Soil temperature also fluctuates more dramatically without a layer of protection above it.
Applying two to three inches of organic mulch such as shredded wood, straw, or compost around plants and across open bed areas addresses several problems at once.
Mulch holds moisture in the soil, moderates temperature swings, suppresses weed germination, and gradually breaks down to improve soil structure over time.
Ohio State University Extension recommends keeping mulch a few inches away from plant stems to prevent moisture buildup directly against them. Mulching in April, before weeds take hold, is far easier than trying to manage them once they are established.
8. Ignoring Early Pests Until They Get Out Of Control

April feels like a fresh start, and it is easy to assume the garden is too young and new for pest problems to show up yet. The reality is that many common Ohio garden pests become active in early spring and can establish large populations surprisingly fast when conditions are right.
Aphids are a classic example. A small cluster on a new plant stem in early April can multiply into a full-blown infestation within a couple of weeks if left unchecked.
Aphids reproduce rapidly in mild spring temperatures, and soft new plant growth in April gives them exactly the kind of tender tissue they prefer.
Other early-season pests to watch for in Ohio gardens include slugs, which thrive in cool, moist conditions, and overwintered scale insects on woody plants.

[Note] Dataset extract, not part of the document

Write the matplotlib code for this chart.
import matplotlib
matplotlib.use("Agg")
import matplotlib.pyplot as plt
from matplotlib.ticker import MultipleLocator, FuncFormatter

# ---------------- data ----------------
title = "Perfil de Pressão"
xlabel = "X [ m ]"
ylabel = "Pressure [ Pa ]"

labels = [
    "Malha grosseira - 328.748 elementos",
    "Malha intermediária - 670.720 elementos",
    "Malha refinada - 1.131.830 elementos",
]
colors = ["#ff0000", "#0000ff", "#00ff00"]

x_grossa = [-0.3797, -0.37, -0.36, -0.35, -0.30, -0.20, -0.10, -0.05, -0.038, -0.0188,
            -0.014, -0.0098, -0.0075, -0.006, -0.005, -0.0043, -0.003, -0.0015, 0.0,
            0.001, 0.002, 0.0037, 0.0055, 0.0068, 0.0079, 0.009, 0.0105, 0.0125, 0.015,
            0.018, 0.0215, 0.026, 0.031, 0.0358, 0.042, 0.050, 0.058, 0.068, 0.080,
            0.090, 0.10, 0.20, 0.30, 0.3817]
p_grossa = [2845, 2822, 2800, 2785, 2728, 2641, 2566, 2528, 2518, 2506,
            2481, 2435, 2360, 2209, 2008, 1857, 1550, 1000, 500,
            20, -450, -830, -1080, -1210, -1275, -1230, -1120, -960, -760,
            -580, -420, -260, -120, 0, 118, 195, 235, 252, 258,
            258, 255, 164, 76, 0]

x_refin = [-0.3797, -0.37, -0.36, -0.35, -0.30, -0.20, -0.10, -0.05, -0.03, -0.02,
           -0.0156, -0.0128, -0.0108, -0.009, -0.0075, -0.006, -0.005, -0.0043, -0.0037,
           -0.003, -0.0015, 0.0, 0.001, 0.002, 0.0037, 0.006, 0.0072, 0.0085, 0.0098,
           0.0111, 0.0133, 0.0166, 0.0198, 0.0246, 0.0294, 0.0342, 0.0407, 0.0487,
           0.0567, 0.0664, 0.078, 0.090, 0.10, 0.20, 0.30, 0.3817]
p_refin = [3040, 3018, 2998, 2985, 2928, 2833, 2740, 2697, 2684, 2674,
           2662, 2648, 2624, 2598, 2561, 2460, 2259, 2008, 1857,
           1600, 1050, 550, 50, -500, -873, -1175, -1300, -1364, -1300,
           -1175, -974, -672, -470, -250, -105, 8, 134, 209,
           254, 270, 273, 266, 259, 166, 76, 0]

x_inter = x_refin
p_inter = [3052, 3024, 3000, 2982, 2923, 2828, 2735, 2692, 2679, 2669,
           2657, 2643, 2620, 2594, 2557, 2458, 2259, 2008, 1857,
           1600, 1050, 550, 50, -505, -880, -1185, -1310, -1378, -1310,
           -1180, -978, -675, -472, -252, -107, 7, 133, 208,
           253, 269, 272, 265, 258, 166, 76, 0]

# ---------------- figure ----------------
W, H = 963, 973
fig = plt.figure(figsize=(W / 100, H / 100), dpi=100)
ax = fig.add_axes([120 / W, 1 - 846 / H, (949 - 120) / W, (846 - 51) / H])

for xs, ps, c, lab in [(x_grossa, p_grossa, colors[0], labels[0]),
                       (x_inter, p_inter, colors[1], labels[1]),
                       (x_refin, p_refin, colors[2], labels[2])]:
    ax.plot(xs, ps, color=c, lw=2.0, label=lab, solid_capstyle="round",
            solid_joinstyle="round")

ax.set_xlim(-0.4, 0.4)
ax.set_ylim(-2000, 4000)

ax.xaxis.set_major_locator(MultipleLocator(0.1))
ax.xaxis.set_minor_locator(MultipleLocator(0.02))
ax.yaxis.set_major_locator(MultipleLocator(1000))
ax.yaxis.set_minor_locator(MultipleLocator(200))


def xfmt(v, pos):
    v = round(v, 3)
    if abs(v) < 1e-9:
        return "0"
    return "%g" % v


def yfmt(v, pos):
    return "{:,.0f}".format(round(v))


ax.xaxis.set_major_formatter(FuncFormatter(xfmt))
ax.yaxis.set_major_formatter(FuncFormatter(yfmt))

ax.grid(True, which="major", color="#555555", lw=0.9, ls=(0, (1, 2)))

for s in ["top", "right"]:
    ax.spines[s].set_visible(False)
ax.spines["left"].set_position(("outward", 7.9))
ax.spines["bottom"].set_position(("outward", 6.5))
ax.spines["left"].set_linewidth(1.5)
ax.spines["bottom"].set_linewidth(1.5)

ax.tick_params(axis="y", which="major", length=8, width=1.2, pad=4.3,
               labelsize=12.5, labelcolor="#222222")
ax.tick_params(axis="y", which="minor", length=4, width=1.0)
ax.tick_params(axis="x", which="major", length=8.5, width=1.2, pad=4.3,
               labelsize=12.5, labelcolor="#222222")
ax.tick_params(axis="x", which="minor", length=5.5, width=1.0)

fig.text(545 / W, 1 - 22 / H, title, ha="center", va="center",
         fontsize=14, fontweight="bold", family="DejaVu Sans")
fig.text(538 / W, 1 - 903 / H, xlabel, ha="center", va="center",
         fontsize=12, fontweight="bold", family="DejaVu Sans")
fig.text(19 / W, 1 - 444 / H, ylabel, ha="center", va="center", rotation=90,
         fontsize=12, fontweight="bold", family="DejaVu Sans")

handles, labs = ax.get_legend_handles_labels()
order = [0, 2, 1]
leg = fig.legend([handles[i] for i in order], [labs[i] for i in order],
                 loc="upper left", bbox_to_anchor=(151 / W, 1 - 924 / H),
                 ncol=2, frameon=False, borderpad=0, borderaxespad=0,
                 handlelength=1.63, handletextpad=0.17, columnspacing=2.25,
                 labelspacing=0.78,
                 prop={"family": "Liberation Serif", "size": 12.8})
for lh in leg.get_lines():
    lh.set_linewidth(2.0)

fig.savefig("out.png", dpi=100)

Checking plants regularly during April, rather than waiting until damage becomes obvious, gives gardeners a much better chance of managing problems before they escalate.
Early intervention does not necessarily mean reaching for pesticides right away.
Physically removing aphids with a strong stream of water, hand-picking slugs in the evening, and encouraging beneficial insects by planting diverse flowering plants are all practical first steps.
OSU Extension recommends an integrated pest management approach, which starts with monitoring and moves toward treatment only when pest populations cross a threshold that causes real damage.
Catching problems in April keeps the rest of the growing season much more manageable.